* **What is expected**: Output each line exactly as it appears, skipping any embedded picture.

##### Material

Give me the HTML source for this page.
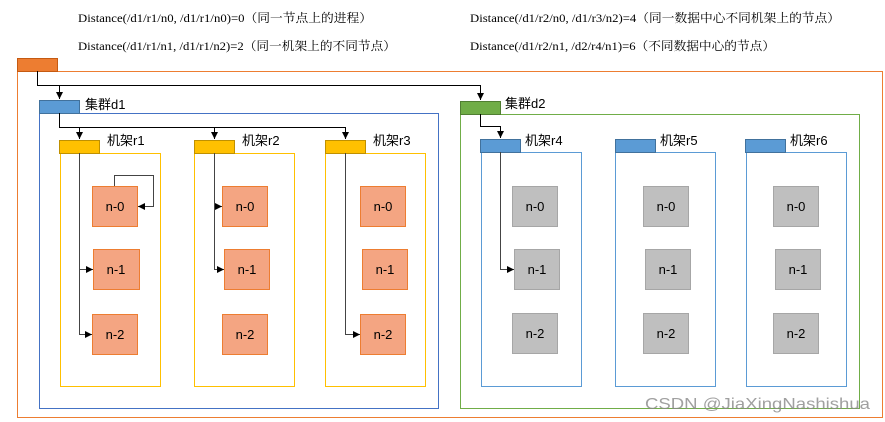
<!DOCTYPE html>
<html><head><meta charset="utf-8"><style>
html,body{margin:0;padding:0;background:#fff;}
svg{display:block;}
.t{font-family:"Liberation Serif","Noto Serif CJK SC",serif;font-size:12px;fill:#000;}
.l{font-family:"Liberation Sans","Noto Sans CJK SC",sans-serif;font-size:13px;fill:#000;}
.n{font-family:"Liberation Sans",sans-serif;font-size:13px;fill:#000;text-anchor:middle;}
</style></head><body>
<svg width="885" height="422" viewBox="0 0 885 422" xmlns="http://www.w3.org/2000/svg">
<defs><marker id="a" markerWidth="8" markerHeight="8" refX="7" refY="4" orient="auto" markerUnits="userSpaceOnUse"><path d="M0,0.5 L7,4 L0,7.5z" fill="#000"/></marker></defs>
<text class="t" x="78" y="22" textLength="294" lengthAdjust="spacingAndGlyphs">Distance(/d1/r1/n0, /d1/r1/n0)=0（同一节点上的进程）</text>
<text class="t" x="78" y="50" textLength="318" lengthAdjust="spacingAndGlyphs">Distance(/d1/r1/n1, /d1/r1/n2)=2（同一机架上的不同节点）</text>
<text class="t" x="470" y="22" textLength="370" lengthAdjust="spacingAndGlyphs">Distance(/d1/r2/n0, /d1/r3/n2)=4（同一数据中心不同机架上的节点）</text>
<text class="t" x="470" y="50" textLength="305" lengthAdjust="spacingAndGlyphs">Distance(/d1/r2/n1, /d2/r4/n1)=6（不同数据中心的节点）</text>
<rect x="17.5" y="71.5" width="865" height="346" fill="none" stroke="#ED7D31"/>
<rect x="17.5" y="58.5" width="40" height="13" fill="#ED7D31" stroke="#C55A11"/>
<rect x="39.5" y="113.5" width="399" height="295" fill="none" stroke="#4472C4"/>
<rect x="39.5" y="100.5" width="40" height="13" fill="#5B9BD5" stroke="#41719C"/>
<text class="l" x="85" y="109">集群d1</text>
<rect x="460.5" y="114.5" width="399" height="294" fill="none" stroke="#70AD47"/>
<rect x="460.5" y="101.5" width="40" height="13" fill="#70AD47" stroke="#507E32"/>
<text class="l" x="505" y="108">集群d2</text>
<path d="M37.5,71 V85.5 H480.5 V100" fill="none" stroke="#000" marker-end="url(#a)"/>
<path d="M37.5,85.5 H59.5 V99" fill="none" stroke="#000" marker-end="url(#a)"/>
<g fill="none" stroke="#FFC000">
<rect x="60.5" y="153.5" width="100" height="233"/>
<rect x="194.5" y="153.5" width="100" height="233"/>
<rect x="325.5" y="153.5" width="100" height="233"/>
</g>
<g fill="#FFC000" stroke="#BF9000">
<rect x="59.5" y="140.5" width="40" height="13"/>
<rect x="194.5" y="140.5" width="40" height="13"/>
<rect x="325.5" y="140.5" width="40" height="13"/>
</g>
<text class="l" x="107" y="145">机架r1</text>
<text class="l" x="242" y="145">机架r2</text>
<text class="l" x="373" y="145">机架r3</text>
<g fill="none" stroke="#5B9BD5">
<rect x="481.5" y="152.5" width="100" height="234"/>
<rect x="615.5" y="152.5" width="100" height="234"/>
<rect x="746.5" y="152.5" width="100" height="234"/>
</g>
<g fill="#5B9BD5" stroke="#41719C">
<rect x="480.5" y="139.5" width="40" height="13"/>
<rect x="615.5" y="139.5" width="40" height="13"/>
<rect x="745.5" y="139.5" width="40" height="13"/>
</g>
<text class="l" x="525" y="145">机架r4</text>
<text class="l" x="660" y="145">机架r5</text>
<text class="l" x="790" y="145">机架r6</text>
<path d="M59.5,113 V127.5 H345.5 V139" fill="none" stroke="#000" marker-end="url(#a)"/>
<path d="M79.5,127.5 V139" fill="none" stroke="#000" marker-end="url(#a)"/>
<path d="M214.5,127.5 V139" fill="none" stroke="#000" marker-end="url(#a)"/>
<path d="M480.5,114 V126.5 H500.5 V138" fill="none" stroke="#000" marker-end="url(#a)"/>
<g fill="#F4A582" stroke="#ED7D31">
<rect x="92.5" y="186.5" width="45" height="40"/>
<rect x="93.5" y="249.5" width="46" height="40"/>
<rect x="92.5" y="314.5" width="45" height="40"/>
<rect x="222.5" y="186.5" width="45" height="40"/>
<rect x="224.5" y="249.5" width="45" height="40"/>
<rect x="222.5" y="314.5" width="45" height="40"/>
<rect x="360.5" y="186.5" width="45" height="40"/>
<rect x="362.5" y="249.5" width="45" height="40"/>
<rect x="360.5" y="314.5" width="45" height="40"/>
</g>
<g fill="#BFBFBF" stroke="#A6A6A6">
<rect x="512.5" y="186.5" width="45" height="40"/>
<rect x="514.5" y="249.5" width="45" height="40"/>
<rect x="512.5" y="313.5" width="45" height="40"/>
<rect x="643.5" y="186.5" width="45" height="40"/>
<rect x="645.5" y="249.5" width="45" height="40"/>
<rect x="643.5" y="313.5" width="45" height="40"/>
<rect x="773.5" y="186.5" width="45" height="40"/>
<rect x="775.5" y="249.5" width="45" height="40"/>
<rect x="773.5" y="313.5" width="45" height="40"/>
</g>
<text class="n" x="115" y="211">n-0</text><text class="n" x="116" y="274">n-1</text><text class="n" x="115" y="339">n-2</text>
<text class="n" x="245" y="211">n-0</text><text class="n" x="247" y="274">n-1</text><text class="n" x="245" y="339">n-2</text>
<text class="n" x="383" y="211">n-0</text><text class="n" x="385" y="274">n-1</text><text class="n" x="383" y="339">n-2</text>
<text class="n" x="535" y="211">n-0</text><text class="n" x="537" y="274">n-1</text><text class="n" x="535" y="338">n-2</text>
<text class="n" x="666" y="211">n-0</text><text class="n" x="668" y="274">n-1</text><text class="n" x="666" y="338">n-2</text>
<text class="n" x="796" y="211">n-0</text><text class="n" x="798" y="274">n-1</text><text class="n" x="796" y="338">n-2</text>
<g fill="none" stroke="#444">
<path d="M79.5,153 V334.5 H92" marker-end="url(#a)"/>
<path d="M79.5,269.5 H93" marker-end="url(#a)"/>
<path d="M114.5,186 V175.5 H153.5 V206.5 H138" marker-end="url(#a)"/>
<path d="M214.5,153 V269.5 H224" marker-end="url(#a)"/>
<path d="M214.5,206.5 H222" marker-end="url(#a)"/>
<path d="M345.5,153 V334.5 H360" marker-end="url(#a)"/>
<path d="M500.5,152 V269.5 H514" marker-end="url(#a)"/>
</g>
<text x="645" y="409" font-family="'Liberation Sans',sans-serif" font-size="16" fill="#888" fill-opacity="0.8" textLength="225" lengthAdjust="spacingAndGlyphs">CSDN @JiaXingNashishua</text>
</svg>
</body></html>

##########

* **Expected answer**:
Give me the HTML source for this page.
<!DOCTYPE html>
<html><head><meta charset="utf-8"><style>
html,body{margin:0;padding:0;background:#fff;}
svg{display:block;}
.t{font-family:"Liberation Serif","Noto Serif CJK SC",serif;font-size:12px;fill:#000;}
.l{font-family:"Liberation Sans","Noto Sans CJK SC",sans-serif;font-size:13px;fill:#000;}
.n{font-family:"Liberation Sans",sans-serif;font-size:13px;fill:#000;text-anchor:middle;}
</style></head><body>
<svg width="885" height="422" viewBox="0 0 885 422" xmlns="http://www.w3.org/2000/svg">
<defs><marker id="a" markerWidth="8" markerHeight="8" refX="7" refY="4" orient="auto" markerUnits="userSpaceOnUse"><path d="M0,0.5 L7,4 L0,7.5z" fill="#000"/></marker></defs>
<text class="t" x="78" y="22" textLength="294" lengthAdjust="spacingAndGlyphs">Distance(/d1/r1/n0, /d1/r1/n0)=0（同一节点上的进程）</text>
<text class="t" x="78" y="50" textLength="318" lengthAdjust="spacingAndGlyphs">Distance(/d1/r1/n1, /d1/r1/n2)=2（同一机架上的不同节点）</text>
<text class="t" x="470" y="22" textLength="370" lengthAdjust="spacingAndGlyphs">Distance(/d1/r2/n0, /d1/r3/n2)=4（同一数据中心不同机架上的节点）</text>
<text class="t" x="470" y="50" textLength="305" lengthAdjust="spacingAndGlyphs">Distance(/d1/r2/n1, /d2/r4/n1)=6（不同数据中心的节点）</text>
<rect x="17.5" y="71.5" width="865" height="346" fill="none" stroke="#ED7D31"/>
<rect x="17.5" y="58.5" width="40" height="13" fill="#ED7D31" stroke="#C55A11"/>
<rect x="39.5" y="113.5" width="399" height="295" fill="none" stroke="#4472C4"/>
<rect x="39.5" y="100.5" width="40" height="13" fill="#5B9BD5" stroke="#41719C"/>
<text class="l" x="85" y="109">集群d1</text>
<rect x="460.5" y="114.5" width="399" height="294" fill="none" stroke="#70AD47"/>
<rect x="460.5" y="101.5" width="40" height="13" fill="#70AD47" stroke="#507E32"/>
<text class="l" x="505" y="108">集群d2</text>
<path d="M37.5,71 V85.5 H480.5 V100" fill="none" stroke="#000" marker-end="url(#a)"/>
<path d="M37.5,85.5 H59.5 V99" fill="none" stroke="#000" marker-end="url(#a)"/>
<g fill="none" stroke="#FFC000">
<rect x="60.5" y="153.5" width="100" height="233"/>
<rect x="194.5" y="153.5" width="100" height="233"/>
<rect x="325.5" y="153.5" width="100" height="233"/>
</g>
<g fill="#FFC000" stroke="#BF9000">
<rect x="59.5" y="140.5" width="40" height="13"/>
<rect x="194.5" y="140.5" width="40" height="13"/>
<rect x="325.5" y="140.5" width="40" height="13"/>
</g>
<text class="l" x="107" y="145">机架r1</text>
<text class="l" x="242" y="145">机架r2</text>
<text class="l" x="373" y="145">机架r3</text>
<g fill="none" stroke="#5B9BD5">
<rect x="481.5" y="152.5" width="100" height="234"/>
<rect x="615.5" y="152.5" width="100" height="234"/>
<rect x="746.5" y="152.5" width="100" height="234"/>
</g>
<g fill="#5B9BD5" stroke="#41719C">
<rect x="480.5" y="139.5" width="40" height="13"/>
<rect x="615.5" y="139.5" width="40" height="13"/>
<rect x="745.5" y="139.5" width="40" height="13"/>
</g>
<text class="l" x="525" y="145">机架r4</text>
<text class="l" x="660" y="145">机架r5</text>
<text class="l" x="790" y="145">机架r6</text>
<path d="M59.5,113 V127.5 H345.5 V139" fill="none" stroke="#000" marker-end="url(#a)"/>
<path d="M79.5,127.5 V139" fill="none" stroke="#000" marker-end="url(#a)"/>
<path d="M214.5,127.5 V139" fill="none" stroke="#000" marker-end="url(#a)"/>
<path d="M480.5,114 V126.5 H500.5 V138" fill="none" stroke="#000" marker-end="url(#a)"/>
<g fill="#F4A582" stroke="#ED7D31">
<rect x="92.5" y="186.5" width="45" height="40"/>
<rect x="93.5" y="249.5" width="46" height="40"/>
<rect x="92.5" y="314.5" width="45" height="40"/>
<rect x="222.5" y="186.5" width="45" height="40"/>
<rect x="224.5" y="249.5" width="45" height="40"/>
<rect x="222.5" y="314.5" width="45" height="40"/>
<rect x="360.5" y="186.5" width="45" height="40"/>
<rect x="362.5" y="249.5" width="45" height="40"/>
<rect x="360.5" y="314.5" width="45" height="40"/>
</g>
<g fill="#BFBFBF" stroke="#A6A6A6">
<rect x="512.5" y="186.5" width="45" height="40"/>
<rect x="514.5" y="249.5" width="45" height="40"/>
<rect x="512.5" y="313.5" width="45" height="40"/>
<rect x="643.5" y="186.5" width="45" height="40"/>
<rect x="645.5" y="249.5" width="45" height="40"/>
<rect x="643.5" y="313.5" width="45" height="40"/>
<rect x="773.5" y="186.5" width="45" height="40"/>
<rect x="775.5" y="249.5" width="45" height="40"/>
<rect x="773.5" y="313.5" width="45" height="40"/>
</g>
<text class="n" x="115" y="211">n-0</text><text class="n" x="116" y="274">n-1</text><text class="n" x="115" y="339">n-2</text>
<text class="n" x="245" y="211">n-0</text><text class="n" x="247" y="274">n-1</text><text class="n" x="245" y="339">n-2</text>
<text class="n" x="383" y="211">n-0</text><text class="n" x="385" y="274">n-1</text><text class="n" x="383" y="339">n-2</text>
<text class="n" x="535" y="211">n-0</text><text class="n" x="537" y="274">n-1</text><text class="n" x="535" y="338">n-2</text>
<text class="n" x="666" y="211">n-0</text><text class="n" x="668" y="274">n-1</text><text class="n" x="666" y="338">n-2</text>
<text class="n" x="796" y="211">n-0</text><text class="n" x="798" y="274">n-1</text><text class="n" x="796" y="338">n-2</text>
<g fill="none" stroke="#444">
<path d="M79.5,153 V334.5 H92" marker-end="url(#a)"/>
<path d="M79.5,269.5 H93" marker-end="url(#a)"/>
<path d="M114.5,186 V175.5 H153.5 V206.5 H138" marker-end="url(#a)"/>
<path d="M214.5,153 V269.5 H224" marker-end="url(#a)"/>
<path d="M214.5,206.5 H222" marker-end="url(#a)"/>
<path d="M345.5,153 V334.5 H360" marker-end="url(#a)"/>
<path d="M500.5,152 V269.5 H514" marker-end="url(#a)"/>
</g>
<text x="645" y="409" font-family="'Liberation Sans',sans-serif" font-size="16" fill="#888" fill-opacity="0.8" textLength="225" lengthAdjust="spacingAndGlyphs">CSDN @JiaXingNashishua</text>
</svg>
</body></html>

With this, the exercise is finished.